- WHAT IS REQUIRED -
Repeat every line of the material, character for character.

- DATA EXTRACT -
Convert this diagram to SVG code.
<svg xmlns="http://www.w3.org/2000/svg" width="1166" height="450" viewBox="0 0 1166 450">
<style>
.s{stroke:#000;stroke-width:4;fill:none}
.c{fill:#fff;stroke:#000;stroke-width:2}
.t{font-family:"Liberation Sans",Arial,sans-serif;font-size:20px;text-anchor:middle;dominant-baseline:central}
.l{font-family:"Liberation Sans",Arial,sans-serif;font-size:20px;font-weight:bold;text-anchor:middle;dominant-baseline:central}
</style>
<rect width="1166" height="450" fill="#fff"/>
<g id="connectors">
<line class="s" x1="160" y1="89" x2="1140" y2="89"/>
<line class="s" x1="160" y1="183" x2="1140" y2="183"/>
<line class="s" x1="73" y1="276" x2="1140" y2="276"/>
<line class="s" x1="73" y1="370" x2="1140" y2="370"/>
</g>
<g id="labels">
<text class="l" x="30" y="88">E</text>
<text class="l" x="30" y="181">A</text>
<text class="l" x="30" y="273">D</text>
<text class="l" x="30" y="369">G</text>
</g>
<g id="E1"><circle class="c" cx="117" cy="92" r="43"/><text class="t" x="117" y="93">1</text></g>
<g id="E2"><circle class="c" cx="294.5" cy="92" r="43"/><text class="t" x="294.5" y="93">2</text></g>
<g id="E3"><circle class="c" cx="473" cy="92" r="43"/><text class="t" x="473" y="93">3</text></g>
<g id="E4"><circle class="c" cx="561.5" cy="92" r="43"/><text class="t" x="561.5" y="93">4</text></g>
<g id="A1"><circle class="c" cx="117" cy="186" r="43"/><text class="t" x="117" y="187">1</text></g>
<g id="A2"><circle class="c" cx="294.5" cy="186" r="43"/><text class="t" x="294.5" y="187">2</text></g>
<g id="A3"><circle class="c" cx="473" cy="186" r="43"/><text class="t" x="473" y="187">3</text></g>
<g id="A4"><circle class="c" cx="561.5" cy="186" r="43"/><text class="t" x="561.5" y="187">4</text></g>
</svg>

- SOLUTION TO THIS TASK -
Convert this diagram to SVG code.
<svg xmlns="http://www.w3.org/2000/svg" width="1166" height="450" viewBox="0 0 1166 450">
<style>
.s{stroke:#000;stroke-width:4;fill:none}
.c{fill:#fff;stroke:#000;stroke-width:2}
.t{font-family:"Liberation Sans",Arial,sans-serif;font-size:20px;text-anchor:middle;dominant-baseline:central}
.l{font-family:"Liberation Sans",Arial,sans-serif;font-size:20px;font-weight:bold;text-anchor:middle;dominant-baseline:central}
</style>
<rect width="1166" height="450" fill="#fff"/>
<g id="connectors">
<line class="s" x1="160" y1="89" x2="1140" y2="89"/>
<line class="s" x1="160" y1="183" x2="1140" y2="183"/>
<line class="s" x1="73" y1="276" x2="1140" y2="276"/>
<line class="s" x1="73" y1="370" x2="1140" y2="370"/>
</g>
<g id="labels">
<text class="l" x="30" y="88">E</text>
<text class="l" x="30" y="181">A</text>
<text class="l" x="30" y="273">D</text>
<text class="l" x="30" y="369">G</text>
</g>
<g id="E1"><circle class="c" cx="117" cy="92" r="43"/><text class="t" x="117" y="93">1</text></g>
<g id="E2"><circle class="c" cx="294.5" cy="92" r="43"/><text class="t" x="294.5" y="93">2</text></g>
<g id="E3"><circle class="c" cx="473" cy="92" r="43"/><text class="t" x="473" y="93">3</text></g>
<g id="E4"><circle class="c" cx="561.5" cy="92" r="43"/><text class="t" x="561.5" y="93">4</text></g>
<g id="A1"><circle class="c" cx="117" cy="186" r="43"/><text class="t" x="117" y="187">1</text></g>
<g id="A2"><circle class="c" cx="294.5" cy="186" r="43"/><text class="t" x="294.5" y="187">2</text></g>
<g id="A3"><circle class="c" cx="473" cy="186" r="43"/><text class="t" x="473" y="187">3</text></g>
<g id="A4"><circle class="c" cx="561.5" cy="186" r="43"/><text class="t" x="561.5" y="187">4</text></g>
</svg>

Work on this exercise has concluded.